Как и любой новой администрации, команде Клинтона пришлось затратить немало сил на подготовку первого бюджета, который следовало представить в конгресс к началу февраля. По общему мнению, президенту было весьма нелегко выполнить рекомендации экономических консультантов. Масштаб стоящих перед правительством финансово-бюджетных проблем прояснился лишь сейчас: в декабре Административно-бюджетное управление представило пересмотренный прогноз, согласно которому дефицит бюджета в 1997 году ожидался на уровне $360 млрд — примерно на $50 млрд больше по сравнению с предыдущими оценками. Это означало, что даже для приближения к заявленной цели (вдвое сократить бюджетный дефицит) Клинтону придется отменить или отложить другие планы, в частности уменьшение налогов для среднего класса и финансирование профессиональной подготовки и создания рабочих мест.

О том, как продвигается подготовка бюджета, я узнавал в основном от Ллойда Бентсена.

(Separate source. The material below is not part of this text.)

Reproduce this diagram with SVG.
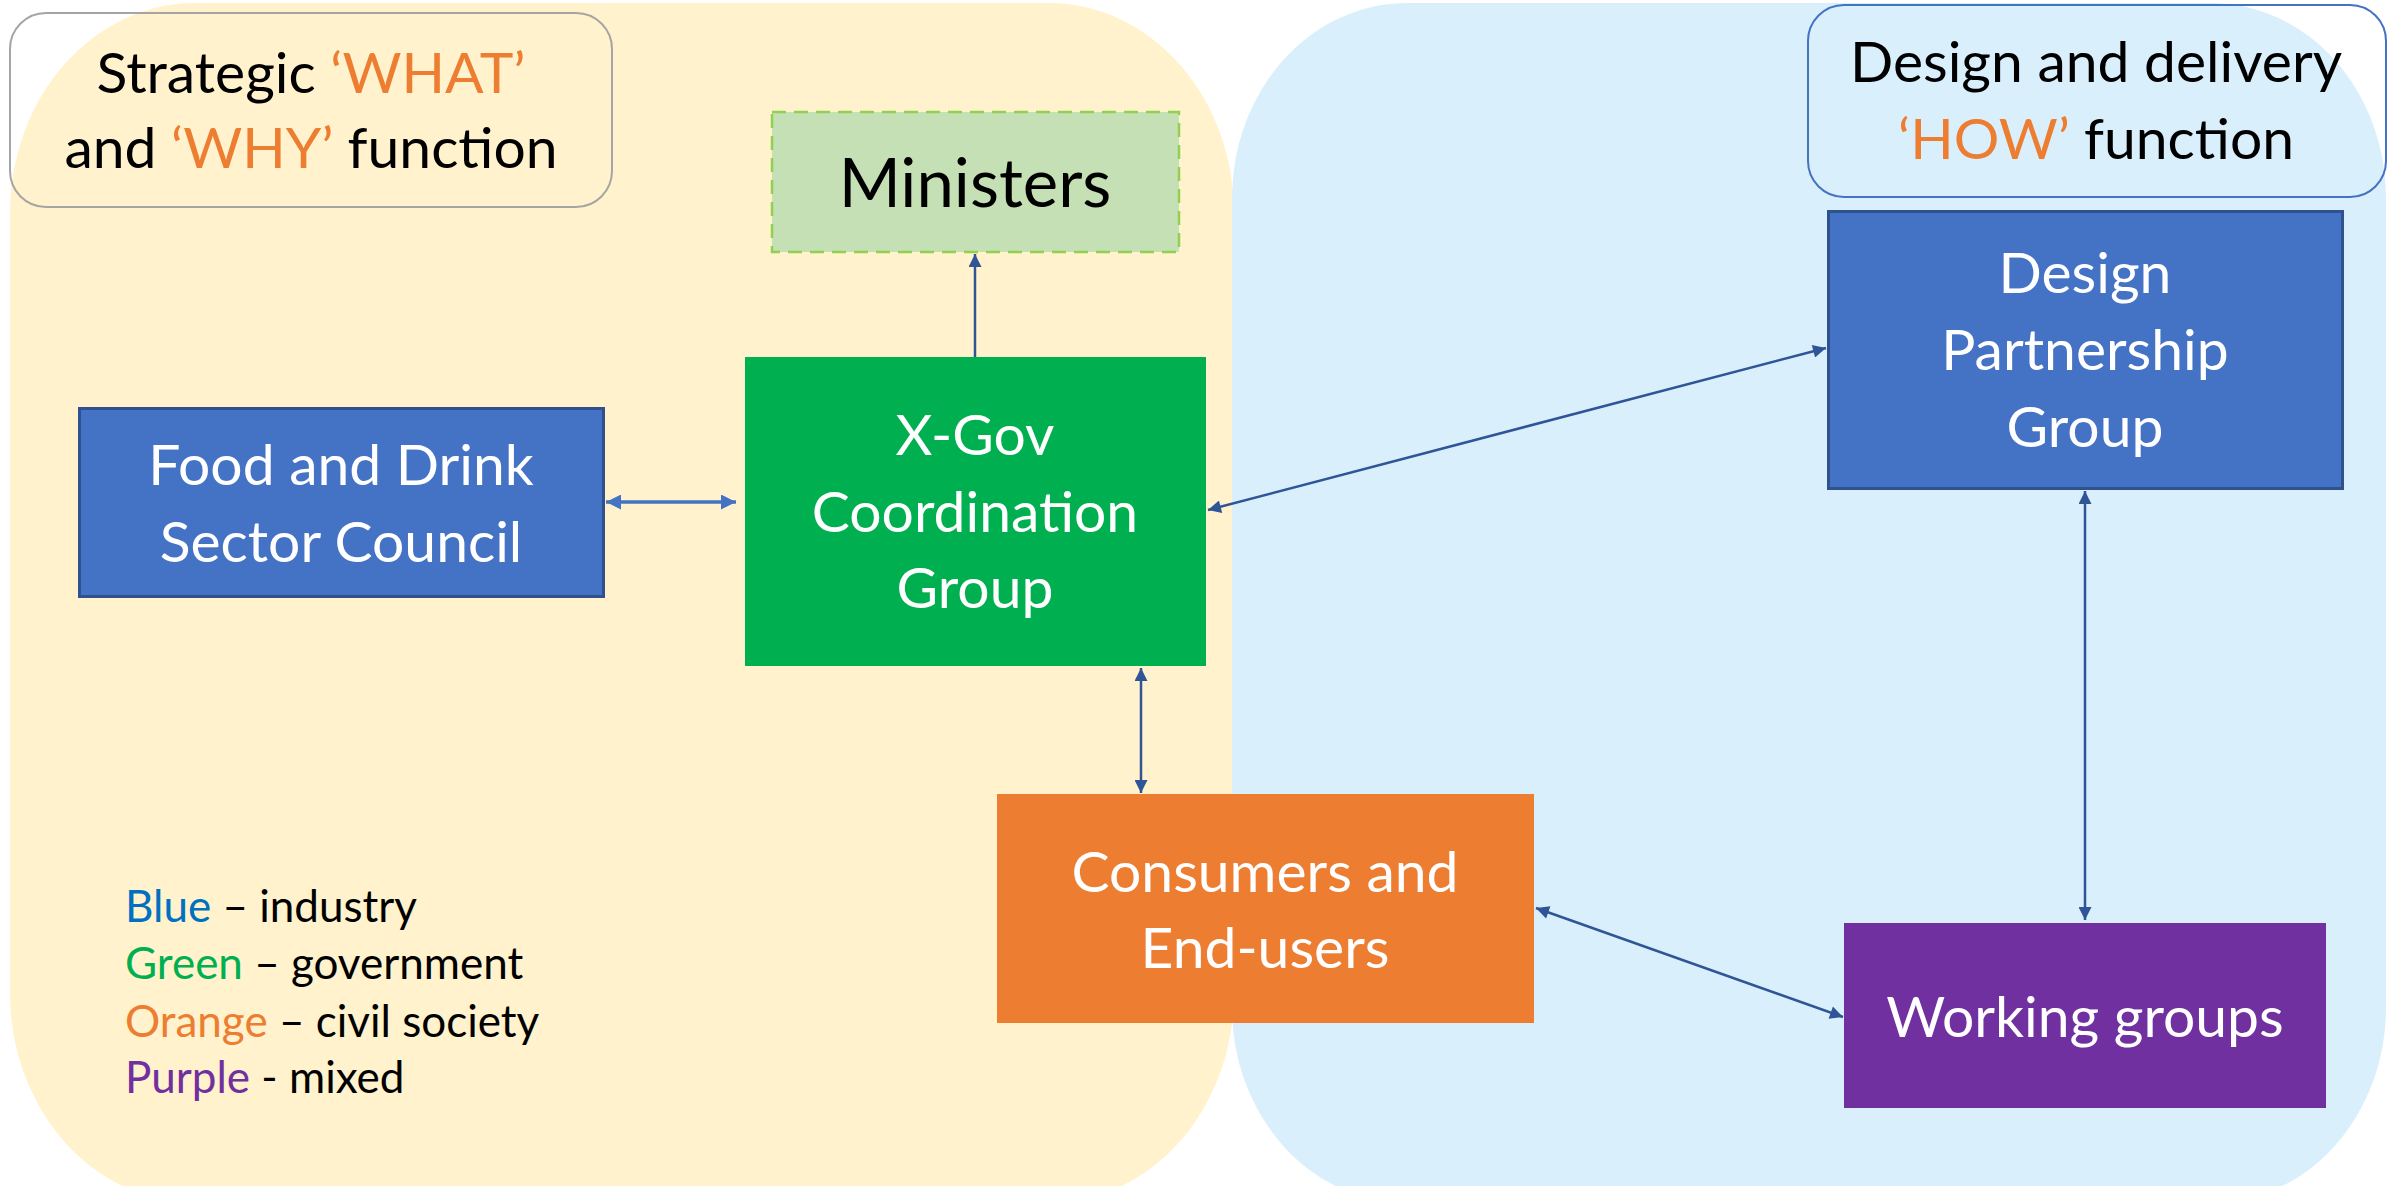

Новый министр финансов впервые привлек мое внимание во время предварительных выборов 1976 года. Тогда Джимми Картер обошел Бентсена и был выдвинут кандидатом от Демократической партии, но Бентсен, на мой взгляд, выглядел и действовал вполне достойно, чтобы претендовать на пост президента. Учтивый, седовласый, с изысканными светскими манерами, в годы Второй мировой войны он был пилотом бомбардировщика В-24< а затем четырежды становился депутатом сената, где приобрел уважение благодаря здравым суждениям и умению спокойно добиваться результата. Мы с Андреа поддерживали дружеские отношения с Бентсеном и его яркой, эффектной женой. Неудивительно, что мне было приятно работать с ним, даже когда мы расходились во мнениях.

Бентсен и другие экономические чиновники старались не вторгаться в сферу компетенции ФРС. Действительно, их решение избегать публичных комментариев по поводу денежно-кредитной политики стало большим шагом вперед по сравнению с прошлыми временами и способствовало укреплению нашей независимости в общих интересах. Когда в середине января Бентсен и Панетта пришли ко мне с информацией о проекте бюджета, они не пытались заручиться моей поддержкой, Я просто подтвердил, что мне все понятно, на чем мы и расстались. На самом деле проект показался мне безынфляционным, о чем я и сообщил а своем выступлении перед конгрессом в конце января.

Лишь однажды Бентсен попросил меня вступить в полемику с президентом. Это произошло через день после того, как я впервые в целом высказался в поддержку их плана (я старался избегать комментариев по поводу деталей программы Клинтона}. Когда цифры были определены и бюджет приобрел окончательную форму. Клинтон оказался перед жестким выбором. Он мог предпочесть затраты, которые позволили бы выполнить часть предвыборных обещаний, или взяться за сокращение дефицита бюджета, успех которого зависел от реакции финансовых рынков, а результаты ожидались а отдаленной перспективе Альтернативы не было — мы не могли позволить себе оба варианта. Дилемма вызвала разлад среди сотрудников Белого дома; некоторые из них в кулуарах высмеивали план уменьшения дефицита бюджета, называя его «изменой в пользу Уолл-стрит Именно поэтому Бентсен попросил меня приехать в Белый дом — он хотел, чтобы я еще раз подчеркнул необходимость проведения бюджетной реформы.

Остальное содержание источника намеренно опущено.